A class to keep track of all the options. Options can be accessed with
the getopt() method, but standard options are also accessable directly
through the following instance variables: source, dct, pipeline, pipe,
loglevel, trap_errors, import_event_tags, perl, mallet, treetagger,
classifier, ee_model and et_model. There is no instance variable access for
user-defined options in the config.txt file.

Public Functions

__getitem__(self, key)
__init__(self, options)
Initialize options from the config file and the options handed in to the tarsqi script. Put known options in instance variables.
__str__(self)
getopt(self, option_name, default=None)
Return the option, use None as default.
items(self)
Simplistic way to do dictionary emulation.
pp(self)
set_option(self, opt, value)
Sets the value of opt in self._options to value. If opt is also expressed as an instance variable then change that one as well.
set_source_format(self, value)
Sets the source value, both in the dictionary and the instance variable.

Private Functions

_initialize_options(self, command_line_options)
Reads options from the config file and the command line. Also loops through the options dictionary and replaces some of the strings with other objects: (1) replaces 'True', 'False' and 'None', with True, False and None respectively, (2) replaces strings indicating an integer with that integer (but not for the dct), (3) replaces the empty string with True for the --pipe and --import-events options, and (4) replaces the value of the --mallet and --treetagger options, which are known to be paths, with the absolute path.
_initialize_properties(self)
Put options in instance variables for convenience.

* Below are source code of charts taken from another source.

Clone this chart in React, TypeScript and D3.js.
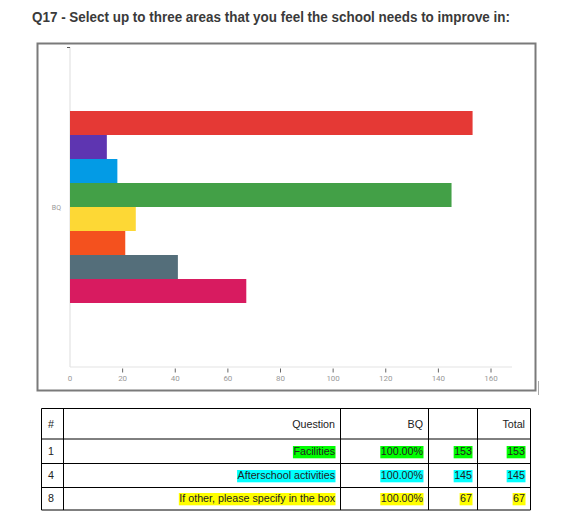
import * as d3 from "d3";
import { useEffect, useRef } from "react";

const title = "Q17 - Select up to three areas that you feel the school needs to improve in:";
const groupLabels = ["BQ"];
const seriesKeys = ["1", "2", "3", "4", "5", "6", "7", "8"];
const seriesValues = [153, 14, 18, 145, 25, 21, 41, 67];
const seriesColors = ["#e53935", "#5e35b1", "#039be5", "#43a047", "#fdd835", "#f4511e", "#546e7a", "#d81b60"];
const xTicks = [0, 20, 40, 60, 80, 100, 120, 140, 160];

const headerCells = ["#", "Question", "BQ", "", "Total"];
const rowIds = ["1", "4", "8"];
const rowQuestions = ["Facilities", "Afterschool activities", "If other, please specify in the box"];
const rowPercents = ["100.00%", "100.00%", "100.00%"];
const rowCounts = ["153", "145", "67"];
const rowTotals = ["153", "145", "67"];
const rowHighlights = ["#00ff00", "#00ffff", "#ffff00"];

export default function App() {
  const svgRef = useRef<SVGSVGElement | null>(null);
  const width = 573;
  const height = 521;

  useEffect(() => {
    if (!svgRef.current) return;
    const svg = d3.select(svgRef.current);
    svg.selectAll("*").remove();

    // title
    svg
      .append("text")
      .attr("x", 32)
      .attr("y", 22)
      .attr("font-family", "'Liberation Sans', Arial, sans-serif")
      .attr("font-weight", "bold")
      .attr("font-size", 14)
      .attr("fill", "#3a3a3a")
      .attr("textLength", 478)
      .attr("lengthAdjust", "spacingAndGlyphs")
      .text(title);

    // chart frame
    svg
      .append("rect")
      .attr("x", 37.5)
      .attr("y", 43.5)
      .attr("width", 498)
      .attr("height", 347)
      .attr("fill", "#fff")
      .attr("stroke", "#7a7a7a")
      .attr("stroke-width", 2);
    svg
      .append("line")
      .attr("x1", 538.5)
      .attr("x2", 538.5)
      .attr("y1", 381)
      .attr("y2", 395)
      .attr("stroke", "#aaa")
      .attr("stroke-width", 1);

    const x = d3.scaleLinear().domain([0, 160]).range([70, 491]);
    const y = d3.scaleBand().domain(groupLabels).range([47, 367]).padding(0.25);
    const ySub = d3.scaleBand().domain(seriesKeys).range([0, y.bandwidth()]);

    // axis lines
    svg
      .append("line")
      .attr("x1", 70)
      .attr("x2", 512)
      .attr("y1", 367)
      .attr("y2", 367)
      .attr("stroke", "#e3e3e3")
      .attr("stroke-width", 1.2);
    svg
      .append("line")
      .attr("x1", 70)
      .attr("x2", 70)
      .attr("y1", 47)
      .attr("y2", 367)
      .attr("stroke", "#e3e3e3")
      .attr("stroke-width", 1.2);
    svg
      .append("line")
      .attr("x1", 67)
      .attr("x2", 70)
      .attr("y1", 47.5)
      .attr("y2", 47.5)
      .attr("stroke", "#555")
      .attr("stroke-width", 1);

    const xAxis = svg.append("g");
    xAxis
      .selectAll("line")
      .data(xTicks.filter((t) => t > 0))
      .enter()
      .append("line")
      .attr("x1", (d) => x(d))
      .attr("x2", (d) => x(d))
      .attr("y1", 368.5)
      .attr("y2", 372.5)
      .attr("stroke", "#666")
      .attr("stroke-width", 1);
    xAxis
      .selectAll("text")
      .data(xTicks)
      .enter()
      .append("text")
      .attr("x", (d) => x(d))
      .attr("y", 381)
      .attr("text-anchor", "middle")
      .attr("font-family", "Roboto, sans-serif")
      .attr("font-size", 8)
      .attr("fill", "#999")
      .text((d) => d);

    // group label
    svg
      .selectAll(".group-label")
      .data(groupLabels)
      .enter()
      .append("text")
      .attr("class", "group-label")
      .attr("x", 61)
      .attr("y", (d) => y(d)! + y.bandwidth() / 2 + 3)
      .attr("text-anchor", "end")
      .attr("font-family", "Roboto, sans-serif")
      .attr("font-size", 7)
      .attr("fill", "#999")
      .text((d) => d);

    // bars
    svg
      .selectAll(".bar")
      .data(seriesValues)
      .enter()
      .append("rect")
      .attr("class", "bar")
      .attr("x", x(0))
      .attr("y", (_, i) => y(groupLabels[0])! + ySub(seriesKeys[i])!)
      .attr("width", (d) => x(d) - x(0))
      .attr("height", ySub.bandwidth())
      .attr("fill", (_, i) => seriesColors[i]);

    // table
    const colX = [41.5, 63.5, 340.5, 428.5, 477.5, 530.5];
    const rowY = [408.5, 439, 463.5, 487.5, 510];
    const baselines = [428, 455, 479, 502];
    const tableFont = "'Liberation Sans', Arial, sans-serif";
    const table = svg.append("g");

    const cell = (text: string, col: number, row: number, fill?: string) => {
      if (!text) return;
      const left = col === 0;
      const t = table
        .append("text")
        .attr("x", left ? colX[col] + 6.5 : colX[col + 1] - 5.5)
        .attr("y", baselines[row])
        .attr("text-anchor", left ? "start" : "end")
        .attr("font-family", tableFont)
        .attr("font-size", 10.7)
        .attr("fill", "#222")
        .text(text);
      if (fill) {
        const w = (t.node() as SVGTextElement).getComputedTextLength();
        const x0 = colX[col + 1] - 5.5 - w - 0.5;
        table
          .insert("rect", "text")
          .attr("x", x0)
          .attr("y", baselines[row] - 9)
          .attr("width", w + 1)
          .attr("height", 12.3)
          .attr("fill", fill);
      }
    };

    headerCells.forEach((h, c) => cell(h, c, 0));
    rowIds.forEach((id, r) => {
      cell(id, 0, r + 1);
      cell(rowQuestions[r], 1, r + 1, rowHighlights[r]);
      cell(rowPercents[r], 2, r + 1, rowHighlights[r]);
      cell(rowCounts[r], 3, r + 1, rowHighlights[r]);
      cell(rowTotals[r], 4, r + 1, rowHighlights[r]);
    });

    table
      .selectAll(".vline")
      .data(colX)
      .enter()
      .append("line")
      .attr("x1", (d) => d)
      .attr("x2", (d) => d)
      .attr("y1", rowY[0])
      .attr("y2", rowY[rowY.length - 1])
      .attr("stroke", "#000")
      .attr("stroke-width", 1);
    table
      .selectAll(".hline")
      .data(rowY)
      .enter()
      .append("line")
      .attr("x1", colX[0])
      .attr("x2", colX[colX.length - 1])
      .attr("y1", (d) => d)
      .attr("y2", (d) => d)
      .attr("stroke", "#000")
      .attr("stroke-width", 1);
  }, [svgRef]);

  return (
    <svg
      ref={svgRef}
      width={width}
      height={height}
      style={{ position: "absolute", left: 0, top: 0, background: "#fff" }}
    />
  );
}
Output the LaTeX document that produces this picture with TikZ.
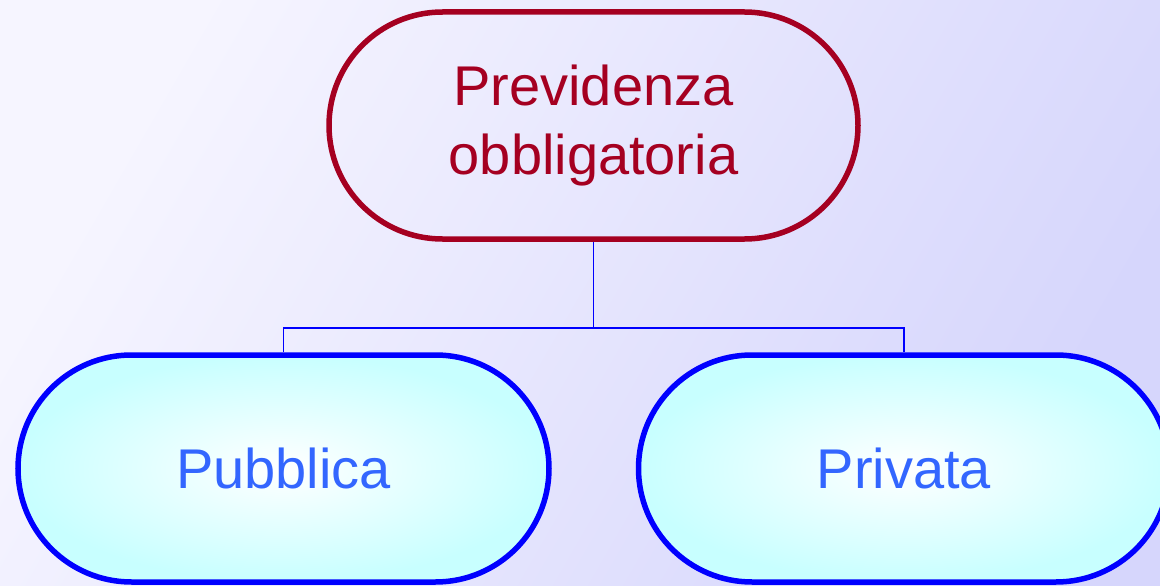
\documentclass[tikz,border=0pt]{standalone}
\usepackage{fontspec}
\setmainfont{Liberation Sans}
\usetikzlibrary{shapes.misc}
\definecolor{bgL}{RGB}{246,245,255}
\definecolor{bgR}{RGB}{214,214,252}
\definecolor{darkred}{RGB}{165,0,33}
\definecolor{txtblue}{RGB}{51,102,255}
\definecolor{lcyan}{RGB}{200,255,255}
\tikzset{
  topbox/.style={draw=darkred, line width=5.5pt, rounded rectangle, minimum width=529pt, minimum height=227pt, text=darkred, align=center, font=\fontsize{56}{69}\selectfont, inner sep=0pt},
  subbox/.style={draw=blue, line width=5.5pt, rounded rectangle, minimum width=531pt, minimum height=227pt, text=txtblue, font=\fontsize{56}{69}\selectfont, inner sep=0pt, shade, inner color=white, outer color=lcyan},
  link/.style={draw=blue, line width=1.5pt}
}
\begin{document}
\begin{tikzpicture}[x=1pt,y=-1pt]
\useasboundingbox (0,0) rectangle (1160,586);
\clip (0,0) rectangle (1160,586);
\shade[left color=bgL, right color=bgR, shading angle=60] (0,0) rectangle (1160,586);
\node[topbox] (top) at (593.5,125.5) {Previdenza\\obbligatoria};
\node[subbox] (pub) at (283.5,468.5) {Pubblica};
\node[subbox] (pri) at (904,468.5) {Privata};
\coordinate (mid) at (594,328);
\draw[link] (top.south) -- (top.south |- mid) -| (pub.north);
\draw[link] (top.south |- mid) -| (pri.north);
\end{tikzpicture}
\end{document}
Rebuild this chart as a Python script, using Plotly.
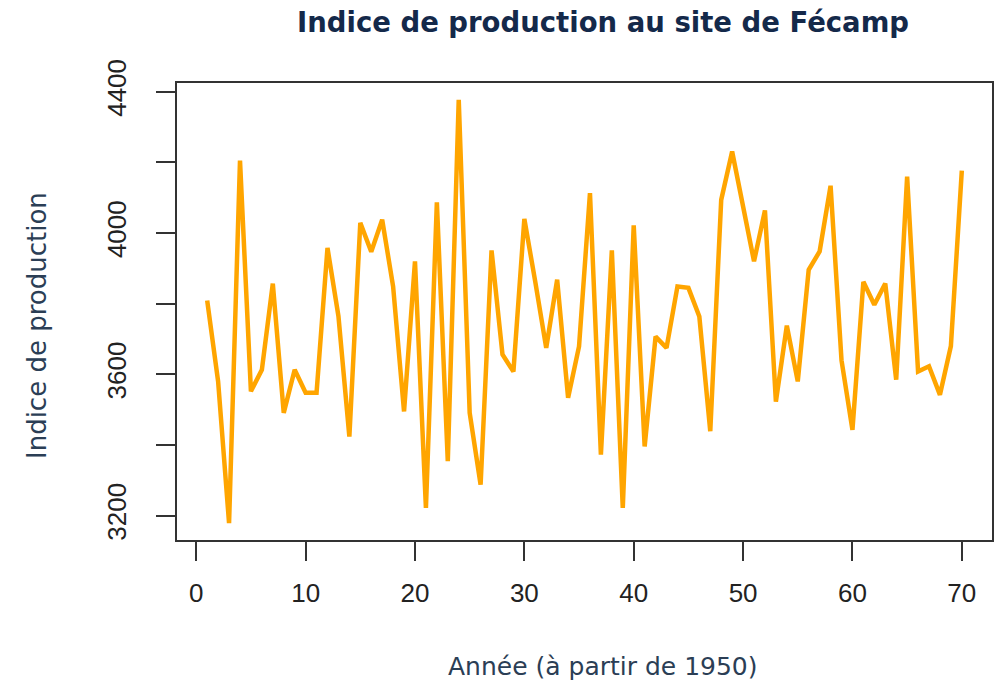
import plotly.graph_objects as go

# Data
annees = list(range(1, 71))
indice = [
    3809, 3580, 3179, 4205, 3552, 3613, 3857, 3491, 3613, 3548,
    3548, 3958, 3765, 3424, 4029, 3947, 4038, 3849, 3495, 3920,
    3222, 4087, 3354, 4377, 3491, 3288, 3951, 3656, 3608, 4040,
    3862, 3675, 3868, 3534, 3679, 4113, 3373, 3951, 3222, 4022,
    3396, 3707, 3675, 3849, 3845, 3764, 3439, 4094, 4231, 4080,
    3920, 4064, 3523, 3738, 3580, 3896, 3948, 4134, 3640, 3443,
    3862, 3797, 3857, 3585, 4160, 3608, 3623, 3542, 3680, 4177,
]
x_ticks = [0, 10, 20, 30, 40, 50, 60, 70]
y_ticks = [3200, 3400, 3600, 3800, 4000, 4200, 4400]
y_ticktext = ["3200", "", "3600", "", "4000", "", "4400"]

titre = "Indice de production au site de Fécamp"
titre_x = "Année (à partir de 1950)"
titre_y = "Indice de production"

# R-style 4% axis extension
xmin, xmax = min(annees), max(annees)
ymin, ymax = min(indice), max(indice)
xpad = 0.04 * (xmax - xmin)
ypad = 0.04 * (ymax - ymin)

W, H = 996, 683
plot_l, plot_r, plot_t, plot_b = 177, 992, 83, 540

fig = go.Figure()
fig.add_trace(go.Scatter(
    x=annees, y=indice, mode="lines",
    line=dict(color="#FFA500", width=4.5),
    showlegend=False, hoverinfo="x+y",
))

axis_common = dict(
    showgrid=False, zeroline=False, automargin=False,
    showline=True, linecolor="#333333", linewidth=2, mirror=True,
    ticks="outside", ticklen=19, tickwidth=2, tickcolor="#333333",
    tickfont=dict(family="Liberation Sans, Arial, sans-serif", size=26, color="#222222"),
)


def to_paper(px, py):
    return (px - plot_l) / (plot_r - plot_l), (plot_b - py) / (plot_b - plot_t)


xl_x, xl_y = to_paper(603, 666)
yl_x, yl_y = to_paper(37, 326)

fig.update_layout(
    width=W, height=H,
    paper_bgcolor="white", plot_bgcolor="white",
    margin=dict(l=plot_l, r=W - plot_r, t=plot_t, b=H - plot_b, autoexpand=False),
    xaxis=dict(range=[xmin - xpad, xmax + xpad], tickvals=x_ticks,
               ticklabelstandoff=10, **axis_common),
    yaxis=dict(range=[ymin - ypad, ymax + ypad], tickvals=y_ticks,
               ticktext=y_ticktext, tickangle=-90,
               ticklabelstandoff=20, **axis_common),
    title=dict(text="<b>" + titre + "</b>", x=603 / W, xanchor="center",
               y=1 - 22 / H, yanchor="middle", xref="container", yref="container",
               font=dict(family="DejaVu Sans, sans-serif", size=27.5, color="#14294a")),
    annotations=[
        dict(text=titre_x, x=xl_x, y=xl_y, xref="paper", yref="paper",
             xanchor="center", yanchor="middle", showarrow=False,
             font=dict(family="DejaVu Sans, sans-serif", size=25, color="#2b3e55")),
        dict(text=titre_y, x=yl_x, y=yl_y, xref="paper", yref="paper",
             xanchor="center", yanchor="middle", showarrow=False, textangle=-90,
             font=dict(family="DejaVu Sans, sans-serif", size=26, color="#2b3e55")),
    ],
)

fig.write_html(
    "out.html",
    config={"displayModeBar": False},
    post_script="document.body.style.margin='0';document.body.style.padding='0';",
)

This is done for those options that are defined for the command line and not for options from config.txt that are user-specific. Note that due to naming rules for attributes (no dashes allowed), options with a dash are spelled with an underscore when they are instance variables.
class Tarsqi
Inherits from: object

Main Tarsqi class that drives all processing.

Instance variables:

   input                -  absolute path
   output               -  absolute path
   basename             -  basename of input file
   options              -  an instance of Options with processing options
   tarsqidoc            -  an instance of TarsqiDocument
   source_parser        -  a source-specific parser for the source
   metadata_parser      -  a source-specific metadata parser
   docstructure_parser  -  a document structure parser
   pipeline             -  list of name-wrapper pairs
   components           -  dictionary of Tarsqi components
   document             -  instance of TarsqiDocument
   tmp_data             -  path to directory for temporary files

The first nine instance variables are initialized using the arguments
provided by the user, the document variable is initialized and changed
during processing.

Public Functions

__init__(self, opts, infile, outfile)
Initialize Tarsqi object conform the data source identifier and the processing options. Does not set the instance variables related to the document model and the meta data. The opts argument has a list of command line options and the infile and outfile arguments are typically absolute paths, but they can be None when we are processing strings.
process_document(self)
Parse the source with the source parser, the metadata parser and the document structure parser, apply all components and write the results to a file. The actual processing itself is driven using the processing options set at initialization. Components are given the TarsqiDocument and update it.
process_string(self, input_string)
Similar to process(), except that it runs on an input string and not on a file, it does not write the output to a file and it returns the TarsqiDocument.

Private Functions

_apply_component(self, name, wrapper, tarsqidocument)
Apply a component by taking the TarsqDocument, which includes the options from the Tarsqi instance, and passing it to the component wrapper. Component-level errors are trapped here if --trap-errors is True. If errors are trapped, it is still possible that partial results were written to the TagRepositories in the TarsqiDocument.
_cleanup_directories(self)
Remove all fragments from the temporary data directory.
_create_pipeline(self)
Return the pipeline as a list of pairs with the component name and wrapper.
_initialize_parsers(self)
_update_processing_history(self)
_write_output(self)
Write the TarsqiDocument to the output file.
class TarsqiError
Inherits from: Exception

Tarsqi Exception class, so far only used in this file.
class TarsqiWrapper
Inherits from: object

Class that wraps the Tarsqi class, taking care of some of the IO aspects.

Public Functions

__init__(self, args)
pp(self)
run(self)
Main method that is called when the script is executed from the command line. It creates a Tarsqi instance and lets it process the input. If the input is a directory, this method will iterate over the contents, setting up Tarsqi instances for all files in the directory. The arguments are the list of arguments given by the user on the command line.

Private Functions

_run_tarsqi_on_directory(self)
Run Tarsqi on all files in a directory.
_run_tarsqi_on_file(self)
_run_tarsqi_on_pipe(self)
Read text from standard input and run tarsqi over it, then print the result to standard out.
module functions
load_ttk_document(fname, loglevel=2, trap_errors=False)
Load a TTK document with all its Tarsqi tags and return the Tarsqi instance and the TarsqiDocument instance. Do not run the pipeline, but run the source parser, metadata parser and the document structure parser. Used by the evaluation code.
process_string(text, pipeline='PREPROCESSOR', loglevel=2, trap_errors=False)
Run tarsqi on a bare string without any XML tags, handing in pipeline, loglevel and error trapping options.
run_profiler(args)
Wrap running Tarsqi in the profiler.